Estamos a las puertas de la quiebra económica de un país recesivo, paralizado desde hace más de un año, con crecimiento cero prolongado y con expectativas de “crecimiento negativo”, dominado por la informalidad, paralizado por la crisis sanitaria y con una de sus principales exportaciones a precios de ruina y una industria petrolera en el fondo del barril, para cuyo rescate se ha hecho exactamente lo adverso a una posibilidad de éxito: se han  ahuyentado inversiones, se insiste en extraer crudo malo y barato, se olvida la petroquímica y se manejan las cosas con un criterio agronómico de los hidrocarburos.
 
Peor, imposible.
 
Ya ni siquiera insistir en torno de la antieconómica inversión de construir una refinería de petróleo en los pantanos tabasqueños para satisfacer quien sabe cuál de las obsesiones locales.
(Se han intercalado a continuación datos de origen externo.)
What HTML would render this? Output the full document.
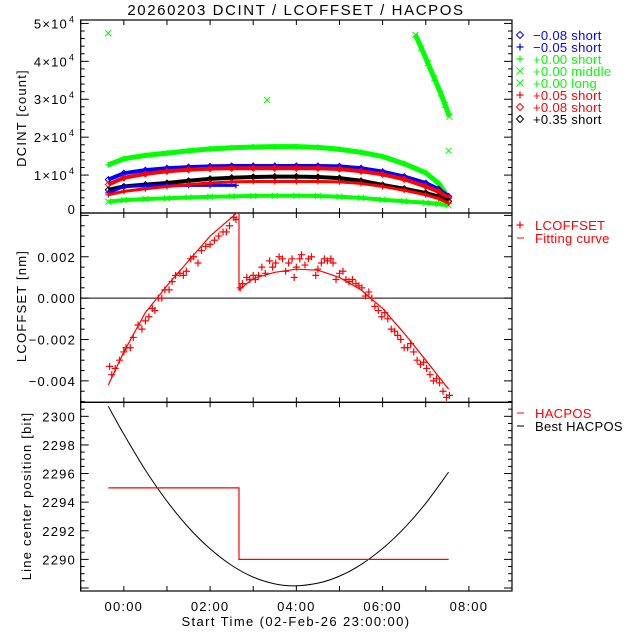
<!DOCTYPE html>
<html><head><meta charset="utf-8"><style>
body{margin:0;background:#fff}
svg{display:block}
text{font-family:"Liberation Sans",sans-serif}
</style></head><body>
<svg id="c" width="640" height="640" viewBox="0 0 640 640" data-name="chart" data-interactable="false"></svg>
<script>
const hours=[-0.36,0,0.5,1,1.5,2,2.5,3,3.5,4,4.5,5,5.5,6,6.5,7,7.3,7.53];
const blueDiamond=[8.8,10.5,11.3,11.8,12.1,12.3,12.4,12.4,12.4,12.4,12.4,12.3,11.8,10.9,9.6,7.9,6.3,4.4];
const blueCross=[5.3,7.0,7.2,7.3,7.3,7.3,7.3];
const greenShort=[12.7,14.3,15.2,15.8,16.4,16.9,17.2,17.4,17.5,17.5,17.3,16.8,16.0,14.9,13.0,10.6,7.8,4.0];
const greenLong=[3.0,3.4,3.7,3.9,4.1,4.3,4.4,4.5,4.55,4.55,4.5,4.3,4.0,3.5,3.1,2.7,2.4,2.0];
const redCross=[4.8,5.7,6.4,7.0,7.5,7.9,8.2,8.3,8.3,8.3,8.3,8.2,7.8,7.0,6.0,4.8,3.8,2.6];
const redDiamond=[7.5,9.3,10.3,11.0,11.4,11.7,11.8,11.8,11.8,11.8,11.8,11.6,11.0,10.2,8.9,7.0,5.6,4.0];
const blackDiamond=[6.1,7.0,7.5,7.9,8.5,9.0,9.3,9.5,9.6,9.6,9.5,9.2,8.5,7.4,6.4,5.3,4.3,3.1];
const midTimes=[-0.36,6.76,6.9,7.05,7.2,7.35,7.45,7.55,3.32,7.53];
const midVals=[47.4,47.0,43.5,39.5,35.5,31.5,28.5,25.4,29.8,16.4];
const offT=[-0.33,-0.28,-0.2,-0.1,0.0,0.05,0.15,0.22,0.33,0.42,0.5,0.58,0.66,0.72,0.8,0.88,0.95,1.05,1.12,1.2,1.3,1.38,1.45,1.55,1.62,1.72,1.8,1.9,2.0,2.1,2.2,2.3,2.38,2.45,2.55,2.6,
2.7,2.75,2.85,2.92,3.0,3.05,3.12,3.2,3.28,3.38,3.45,3.52,3.6,3.68,3.75,3.82,3.9,3.95,4.0,4.08,4.12,4.2,4.28,4.35,4.45,4.5,4.58,4.65,4.72,4.8,4.85,4.92,5.0,5.08,5.15,5.22,5.3,5.38,5.45,5.52,5.6,5.68,5.75,5.82,5.9,5.98,6.05,6.12,6.2,6.28,6.35,6.42,6.5,6.58,6.65,6.72,6.8,6.88,6.95,7.02,7.1,7.18,7.25,7.32,7.4,7.48,7.55];
const offV=[-0.0033,-0.0037,-0.0034,-0.0030,-0.0026,-0.0024,-0.0024,-0.0019,-0.0013,-0.0015,-0.0011,-0.0009,-0.0005,-0.0006,0.0000,0.0000,0.0004,0.0004,0.0008,0.0011,0.0012,0.0011,0.0013,0.0019,0.0020,0.0017,0.0023,0.0025,0.0026,0.0028,0.0030,0.0032,0.0032,0.0035,0.0039,0.0038,
0.0005,0.0007,0.0010,0.0009,0.0011,0.0009,0.0011,0.0015,0.0012,0.0018,0.0015,0.0017,0.0020,0.0019,0.0013,0.0017,0.0019,0.0010,0.0015,0.0019,0.0021,0.0016,0.0019,0.0020,0.0011,0.0014,0.0017,0.0019,0.0018,0.0019,0.0017,0.0009,0.0012,0.0013,0.0009,0.0008,0.0009,0.0007,0.0006,0.0005,0.0001,0.0003,0.0000,-0.0004,-0.0006,-0.0009,-0.0007,-0.0010,-0.0015,-0.0016,-0.0018,-0.0020,-0.0024,-0.0024,-0.0022,-0.0026,-0.0030,-0.0032,-0.0031,-0.0034,-0.0037,-0.0040,-0.0039,-0.0041,-0.0045,-0.0048,-0.0047];
const fit1T=[-0.36,0,0.5,1,1.5,2,2.5,2.67];
const fit1V=[-0.0042,-0.0026,-0.0007,0.0006,0.0018,0.0030,0.0039,0.0042];
const fit2T=[2.67,3.0,3.5,4.0,4.5,5.0,5.5,6.0,6.5,7.0,7.53];
const fit2V=[0.0004,0.00095,0.00125,0.0014,0.00135,0.0010,0.0004,-0.0005,-0.0017,-0.0030,-0.0044];
const hacT=[-0.36,2.67,2.67,7.53];
const hacV=[2295,2295,2290,2290];
const bestT=[-0.36,0,0.5,1,1.5,2,2.5,3,3.5,3.95,4.5,5,5.5,6,6.5,7,7.53];
const bestV=[2300.7,2298.75,2296.24,2294.07,2292.23,2290.74,2289.58,2288.76,2288.29,2288.15,2288.34,2288.83,2289.64,2290.76,2292.18,2293.92,2296.1];
const xTicks=[0,2,4,6,8];
const xTickLabels=["00:00","02:00","04:00","06:00","08:00"];

const svg=document.getElementById('c');const NS='http://www.w3.org/2000/svg';
function el(t,a,p){const e=document.createElementNS(NS,t);for(const k in a)e.setAttribute(k,a[k]);(p||svg).appendChild(e);return e;}
const L=80.7,R=512;
const X=t=>L+(t+1)/10*(R-L);
const P1={top:20,bot:213,min:0,max:50.9};
const P2={top:213,bot:402.3,min:-0.005036,max:0.004116};
const P3={top:402.3,bot:591,min:2287.79,max:2300.98};
const Y=(p,v)=>p.bot-(v-p.min)/(p.max-p.min)*(p.bot-p.top);
function txt(s,x,y,o,ls){const t=el('text',Object.assign({x:x,y:y,'font-size':13,fill:'#000'},o||{}));t.style.letterSpacing=(ls===undefined?1.2:ls)+'px';t.textContent=s;return t;}
function clip(id,p){const c=el('clipPath',{id:id});el('rect',{x:L,y:p.top,width:R-L,height:p.bot-p.top},c);}
clip('c1',P1);clip('c2',P2);clip('c3',P3);

function frame(p,name,minStep,majStep){
  const g=el('g',{});
  g.setAttribute('data-name',name);
  g.setAttribute('data-interactable','false');
  el('rect',{x:L,y:p.top,width:R-L,height:p.bot-p.top,fill:'none',stroke:'#000','stroke-width':1.2},g);
  for(let h=-1;h<=9;h++){const x=X(h);el('line',{x1:x,x2:x,y1:p.bot,y2:p.bot-5,stroke:'#000'},g);el('line',{x1:x,x2:x,y1:p.top,y2:p.top+5,stroke:'#000'},g);}
  for(let v=Math.ceil(p.min/minStep)*minStep;v<=p.max;v+=minStep){const y=Y(p,v);const maj=Math.abs(v/majStep-Math.round(v/majStep))<1e-6;const l=maj?8:4;
    el('line',{x1:L,x2:L+l,y1:y,y2:y,stroke:'#000'},g);el('line',{x1:R,x2:R-l,y1:y,y2:y,stroke:'#000'},g);}
  return g;
}
frame(P1,'dcint-panel',2,10);frame(P2,'lcoffset-panel',0.0005,0.002);frame(P3,'hacpos-panel',0.5,2);

let t=txt('20260203 DCINT / LCOFFSET / HACPOS',296,15,{'text-anchor':'middle','font-size':15},1.6);
t.setAttribute('data-name','chart-title');t.setAttribute('data-interactable','false');
t=txt('DCINT [count]',0,0,{'text-anchor':'middle',transform:'translate(26,118) rotate(-90)'});
t.setAttribute('data-name','dcint-axis-title');t.setAttribute('data-interactable','false');
t=txt('LCOFFSET [nm]',0,0,{'text-anchor':'middle',transform:'translate(26,306) rotate(-90)'});
t.setAttribute('data-name','lcoffset-axis-title');t.setAttribute('data-interactable','false');
t=txt('Line center position [bit]',0,0,{'text-anchor':'middle',transform:'translate(31,496) rotate(-90)'});
t.setAttribute('data-name','hacpos-axis-title');t.setAttribute('data-interactable','false');
t=txt('Start Time (02-Feb-26 23:00:00)',296,626,{'text-anchor':'middle'},1.4);
t.setAttribute('data-name','x-axis-title');t.setAttribute('data-interactable','false');
xTicks.forEach((h,i)=>{const e=txt(xTickLabels[i],X(h),611,{'text-anchor':'middle'});e.setAttribute('data-name','x-tick-label');e.setAttribute('data-interactable','false');});
[0,1,2,3,4,5].forEach(k=>{const y=Y(P1,k*10)+5;let e;
  if(k===0){e=txt('0',76,Math.min(y,214),{'text-anchor':'end'});}
  else{e=txt(k+'×10',68,y,{'text-anchor':'end'});const s=txt('4',69,y-6,{'font-size':9});s.setAttribute('data-name','exponent');s.setAttribute('data-interactable','false');}
  e.setAttribute('data-name','dcint-tick-label');e.setAttribute('data-interactable','false');});
[0.002,0,-0.002,-0.004].forEach(v=>{const s=(v<0?'−':'')+Math.abs(v).toFixed(3);const e=txt(s,76,Y(P2,v)+5,{'text-anchor':'end'});e.setAttribute('data-name','lcoffset-tick-label');e.setAttribute('data-interactable','false');});
[2300,2298,2296,2294,2292,2290].forEach(v=>{const e=txt(String(v),76,Y(P3,v)+5,{'text-anchor':'end'});e.setAttribute('data-name','hacpos-tick-label');e.setAttribute('data-interactable','false');});

function mark(g,type,x,y,col,s){s=s||3;
  if(type==='+'){el('path',{d:`M${x-s},${y}H${x+s}M${x},${y-s}V${y+s}`,stroke:col,fill:'none','stroke-width':1.2},g);}
  else if(type==='x'){el('path',{d:`M${x-s},${y-s}L${x+s},${y+s}M${x-s},${y+s}L${x+s},${y-s}`,stroke:col,fill:'none'},g);}
  else {el('path',{d:`M${x-s},${y}L${x},${y-s}L${x+s},${y}L${x},${y+s}Z`,stroke:col,fill:'none'},g);}
}
function band(name,ts,vs,col,type,w){
  const g=el('g',{'clip-path':'url(#c1)'});
  g.setAttribute('data-name',name);
  g.setAttribute('data-interactable','false');
  el('polyline',{points:vs.map((v,i)=>X(ts[i])+','+Y(P1,v)).join(' '),fill:'none',stroke:col,'stroke-width':w,'stroke-linejoin':'round'},g);
  vs.forEach((v,i)=>mark(g,type,X(ts[i]),Y(P1,v),col));
}
band('series-p000-long',hours,greenLong,'#00ff00','x',4);
band('series-p000-short',hours,greenShort,'#00ff00','+',5);
band('series-m008-short',hours,blueDiamond,'#0000ff','d',4);
band('series-p008-short',hours,redDiamond,'#ff0000','d',4);
band('series-p035-short',hours,blackDiamond,'#000000','d',4);
band('series-m005-short',hours.slice(0,blueCross.length).map((h,i)=>i===blueCross.length-1?2.6:h),blueCross,'#0000ff','+',3);
band('series-p005-short',hours,redCross,'#ff0000','+',3);
{const g=el('g',{'clip-path':'url(#c1)'});
g.setAttribute('data-name','series-p000-middle');
g.setAttribute('data-interactable','false');
el('polyline',{points:midTimes.slice(1,8).map((tt,i)=>X(tt)+','+Y(P1,midVals[i+1])).join(' '),fill:'none',stroke:'#00ff00','stroke-width':5},g);
midTimes.forEach((tt,i)=>mark(g,'x',X(tt),Y(P1,midVals[i]),'#00ff00'));}

el('line',{x1:L,x2:R,y1:Y(P2,0),y2:Y(P2,0),stroke:'#000'}).setAttribute('data-name','zero-line');
{const g=el('g',{'clip-path':'url(#c2)'});
g.setAttribute('data-name','fitting-curve');
g.setAttribute('data-interactable','false');
const pts=fit1T.map((tt,i)=>X(tt)+','+Y(P2,fit1V[i])).concat(fit2T.map((tt,i)=>X(tt)+','+Y(P2,fit2V[i])));
el('polyline',{points:pts.join(' '),fill:'none',stroke:'#ff0000','stroke-width':1.2},g);
const g2=el('g',{'clip-path':'url(#c2)'});
g2.setAttribute('data-name','lcoffset-points');
g2.setAttribute('data-interactable','false');
offT.forEach((tt,i)=>mark(g2,'+',X(tt),Y(P2,offV[i]),'#ff0000',3.5));}

{const g=el('g',{'clip-path':'url(#c3)'});
g.setAttribute('data-name','best-hacpos-line');
g.setAttribute('data-interactable','false');
const px=bestT.map(X),py=bestV.map(v=>Y(P3,v));
let d='M'+px[0]+','+py[0];
for(let i=0;i<px.length-1;i++){const p0=i?i-1:i,p3=i+2<px.length?i+2:i+1;
 d+=`C${px[i]+(px[i+1]-px[p0])/6},${py[i]+(py[i+1]-py[p0])/6} ${px[i+1]-(px[p3]-px[i])/6},${py[i+1]-(py[p3]-py[i])/6} ${px[i+1]},${py[i+1]}`;}
el('path',{d:d,fill:'none',stroke:'#000','stroke-width':1},g);
const h=el('polyline',{points:hacT.map((tt,i)=>X(tt)+','+Y(P3,hacV[i])).join(' '),fill:'none',stroke:'#ff0000','stroke-width':1.2},g);
h.setAttribute('data-name','hacpos-line');h.setAttribute('data-interactable','false');}

const legSyms=['d','+','+','x','x','+','d','d'];
const legCols=['#0000ff','#0000ff','#00ff00','#00ff00','#00ff00','#ff0000','#ff0000','#000000'];
const legTxt=['−0.08 short','−0.05 short','+0.00 short','+0.00 middle','+0.00 long','+0.05 short','+0.08 short','+0.35 short'];
legTxt.forEach((s,i)=>{const y=35+i*12;const g=el('g',{});
 g.setAttribute('data-name','legend-entry');
 g.setAttribute('data-interactable','false');
 mark(g,legSyms[i],520,y,legCols[i],3.5);
 g.appendChild(txt(s,533,y+5,{fill:legCols[i]},0.3));});
function leg(name,sym,s,y,col){const g=el('g',{});
 g.setAttribute('data-name',name);
 g.setAttribute('data-interactable','false');
 if(sym==='+')mark(g,'+',520,y,col,3.5);else el('line',{x1:517,x2:524,y1:y,y2:y,stroke:col},g);
 g.appendChild(txt(s,535,y+5,{fill:col},0.3));}
leg('legend-lcoffset','+','LCOFFSET',225,'#ff0000');
leg('legend-fitting-curve','-','Fitting curve',238,'#ff0000');
leg('legend-hacpos','-','HACPOS',413,'#ff0000');
leg('legend-best-hacpos','-','Best HACPOS',426,'#000000');
</script>
</body></html>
Mucho menos en la pertinencia de reorientar las obras públicas y las obras de infraestructura. Los dogmas no son negociables. Los caprichos, tampoco.
 
Así como se presentó el decreto de  Emergencia Sanitaria se nos promete presentar otro documento toral, quizá una estrategia urgente con el cual se sustituya, de plano, el defectuoso Plan Nacional de Desarrollo, el cual –salvo para cumplir con la ley--, no ha servido ni para untárselo al queso y mucho menos como herramienta para resolver los nuevos problemas el país, inexistentes cuando se hizo tan farragoso y declamatorio plan sin desarrollo.
 
El Presidente se ha rehusado a condonaciones fiscales en este lapso cuando muchas empresas van a quebrar, con impuestos o sin ellos. No se le pide condonación, sino restructuración de pagos.
 
Resulta inconcebible: los banqueros, epítomes de la avaricia, la codicia y demás conducta, han diferido los pagos de sus deudores. No van a regalarle dinero a nadie, no se pide eso, se pide comprensión ante la circunstancia. El gobierno podría extender los plazos no condonar créditos, no aplicar multas, olvidarse de los recargos, no gritar amenazador, “cáite cadáver”.
 
¡Ah!; pero tenemos, dice el líder, la fuerza de la cultura.